Seriously, there is nothing more annoying than investing all this time and energy into a creative writing course, only to get a bunch of disinterested and bored faces, staring at you blankly as you rant about how much you'd like advice on how to improve your paper. There was only ONE girl in the entire class that actually gave me a real review. I think she's probably the only one who actually read it. I felt like she and I were having our own conversation in the middle of the class while everyone else buried their faces behind their laptops (we're supposed to bring laptops to class so we don't waste paper) and checked their facebooks and emails.

Seriously?

In addition to spoken reviews, everyone also has to provide a written statement. This one was my favorite: "Right from the beginning of your piece i left as though I was in the room with you. At times you kind of tell the reader too much, and other times not enough."

...

Not only is this reply WAY shorter than the recommended 200-300 word reply, but it's not even clear what the reviewer is actually saying! Could you maybe, just maybe, say what it was that I told the reader too much of, and what I didn't tell the reader too much of? Or would that take up more than, oh, 30 seconds out of the hours you're supposed to be dedicating toward this class? Ugh...

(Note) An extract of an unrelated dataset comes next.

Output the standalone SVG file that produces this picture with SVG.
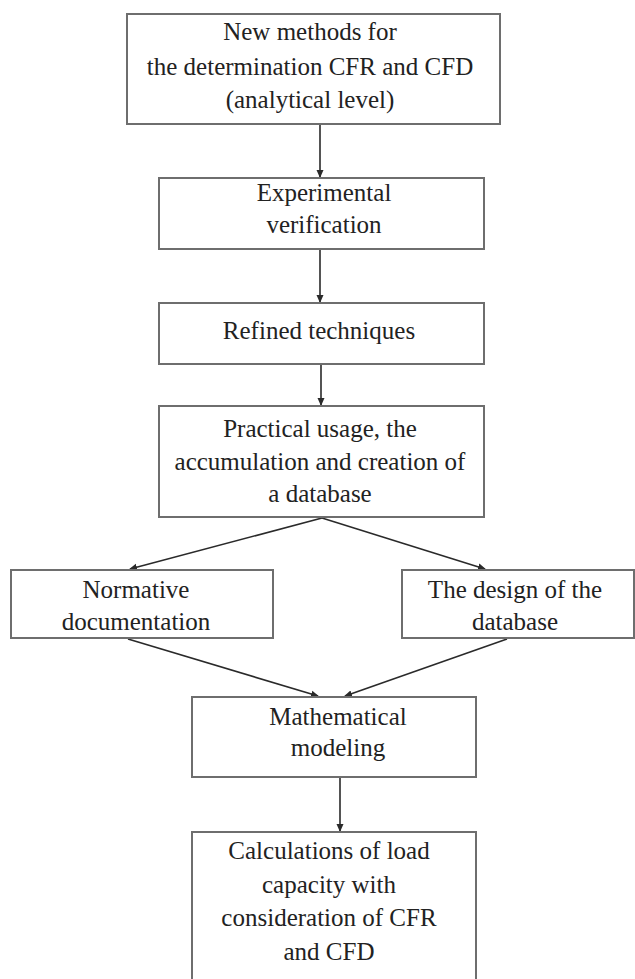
<svg xmlns="http://www.w3.org/2000/svg" width="635" height="979" viewBox="0 0 635 979">
<defs>
<style>
.box{fill:#ffffff;stroke:#6e6e6e;stroke-width:2}
.t{font-family:"Liberation Serif","Times New Roman",serif;font-size:25px;fill:#222222;text-anchor:middle}
.c{stroke:#2a2a2a;stroke-width:1.6;fill:none;marker-end:url(#ah)}
</style>
<marker id="ah" markerWidth="8" markerHeight="8" refX="7" refY="4" orient="auto" markerUnits="userSpaceOnUse">
<path d="M0,0.5 L8,4 L0,7.5 Z" fill="#2a2a2a"/>
</marker>
</defs>
<rect width="635" height="979" fill="#ffffff"/>
<g id="connectors">
<line class="c" x1="320" y1="125" x2="320" y2="177"/>
<line class="c" x1="320" y1="250" x2="320" y2="302"/>
<line class="c" x1="321" y1="365" x2="321" y2="405"/>
<line class="c" x1="322" y1="518" x2="130" y2="569"/>
<line class="c" x1="322" y1="518" x2="485" y2="569"/>
<line class="c" x1="128" y1="639" x2="318" y2="696"/>
<line class="c" x1="507" y1="639" x2="345" y2="696"/>
<line class="c" x1="340" y1="778" x2="340" y2="831"/>
</g>
<g id="n1">
<rect class="box" x="127" y="14" width="373" height="110"/>
<text class="t" x="310" y="40">New methods for</text>
<text class="t" x="310" y="75">the determination  CFR and CFD</text>
<text class="t" x="310" y="108">(analytical  level)</text>
</g>
<g id="n2">
<rect class="box" x="159" y="178" width="325" height="71"/>
<text class="t" x="324" y="201">Experimental</text>
<text class="t" x="324" y="233">verification</text>
</g>
<g id="n3">
<rect class="box" x="159" y="303" width="325" height="61"/>
<text class="t" x="319" y="339">Refined  techniques</text>
</g>
<g id="n4">
<rect class="box" x="159" y="406" width="325" height="111"/>
<text class="t" x="320" y="437">Practical  usage, the</text>
<text class="t" x="320" y="470">accumulation  and creation of</text>
<text class="t" x="320" y="502">a database</text>
</g>
<g id="n5">
<rect class="box" x="11" y="570" width="262" height="68"/>
<text class="t" x="136" y="598">Normative</text>
<text class="t" x="136" y="630">documentation</text>
</g>
<g id="n6">
<rect class="box" x="402" y="570" width="232" height="68"/>
<text class="t" x="515" y="598">The design of the</text>
<text class="t" x="515" y="630">database</text>
</g>
<g id="n7">
<rect class="box" x="192" y="697" width="284" height="80"/>
<text class="t" x="338" y="725">Mathematical</text>
<text class="t" x="338" y="756">modeling</text>
</g>
<g id="n8">
<rect class="box" x="192" y="832" width="284" height="160"/>
<text class="t" x="329" y="859">Calculations  of load</text>
<text class="t" x="329" y="893">capacity  with</text>
<text class="t" x="329" y="926">consideration  of CFR</text>
<text class="t" x="329" y="960">and CFD</text>
</g>
</svg>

Other than the one other student, the professor was pretty good at critiquing too, which I was pleasantly surprised about since he's seemed so disinterested in everyone's work so far. It was pretty much a 3-way conversation between the one dedicated reviewer, the Professor, and myself. I did end up coming away with some good ideas, but the other 13 silent students kind of annoyed me just the littlest bit. Although, to be fair, a couple of the ones who graced me with their responses DID have some really nice things to say. Which doesn't hurt my ego in the least, but didn't really help my paper.

Other than that little bit of excitement, I went out to see Noelle, my baby pygmy goat, today.





Awww. Ain't she cute.

Obviously, since I live in a dorm room and my roommate has severe, life-threatening allergies, bringing her in my room would be out of the question, sooo... she stays at a nice little house about 25 minutes away with a huge yard to play in and lots of kids to love her. She just recently moved to this place about a week and a half ago, and she's settled in nicely. Maybe a little too nicely. I think the family loves her so much, they wish I would just give her to them (apparently the father doesn't like her name, either, and insists on calling her "Lola." Grrrr.), which I'm not really sure how to feel about. On the one hand, I'm extremely happy she's surrounded by people who love her. She's a very clingy and needy little goat, so she gets depressed when there aren't people around for her to follow or to love on her at her request. On the other hand, I'm ridiculousy possessive and really wish I had my own place to put her so she could be purely my goat and not claimed by some other family. Hmph!
Yeah, I can be pretty possessive sometimes. Just ask my gf about that one. But seriously, I adore little Noelle. She's my baby. She goes for car rides and walks through the battlefield and has "helped" me clean a lot of stalls over winter break. I think if anyone were to take her from me, it would be devestating. I've already lost so many horses and pets, it's kind of hard to imagine losing one more. Nope! This little girl is mine. She may be sweet and you may love her, but honestly, I don't know what I'd do without my miniature horned beast bleating for me and wagging her little tail upon my arrival.
I'm just hoping that doesn't change.

4 comments:

Olly said...

Aww, baby. You and that silly goat. How come I don't give love like the goat? Maybe I'll go off and live with a redneck family and have them call me Lola! Will you blog about me THEN, huh??

Hah, jk! Your goat won't fall in love with those little hooligan children. She knows you're her mommy. Bring her down this weekend and we'll take the goat down Carey St. Imagine the stares... :)

Ily

Funder said...

The sad truth of the world is that it sounds like you're in a pretty good creative writing class. One interested student and one interested teacher? That's not bad at all.

The world is full of apathy. Especially most colleges. Did you transfer from a "good" (expensive) college to your current one? I went to a small private college for my first two years undergrad, then for various reasons ended up at a huge state school. Horrible, disillusioning shock.

Anonyma said...

Very true, Funder. My school is very nice and does have a lot of dedicated students and teachers in perspective. In a perfect world, everyone would care, but sadly, very few people do in this world. Those who do care, usually care only about themselves.

I haven't transfered. I'm still going to my expensive school, although I'm not sure if it's worth all that money.. Having been to both, what is your opinion?

Funder said...

If someone else is paying, the more expensive school is a much better experience. If you're taking out loans - 15 years from now when you're still repaying them you will not remember your time there so fondly.

I loved Mary Baldwin, but I was there on a combination of scholarships and grants. It wouldn't have been worth 60k in student loans. I really kind of hated the U of Memphis, but I got my money's worth out of the classes I enjoyed. I read everything, asked questions, tried to really learn if the professor wanted to teach, and ignored my classmates who didn't want to be there.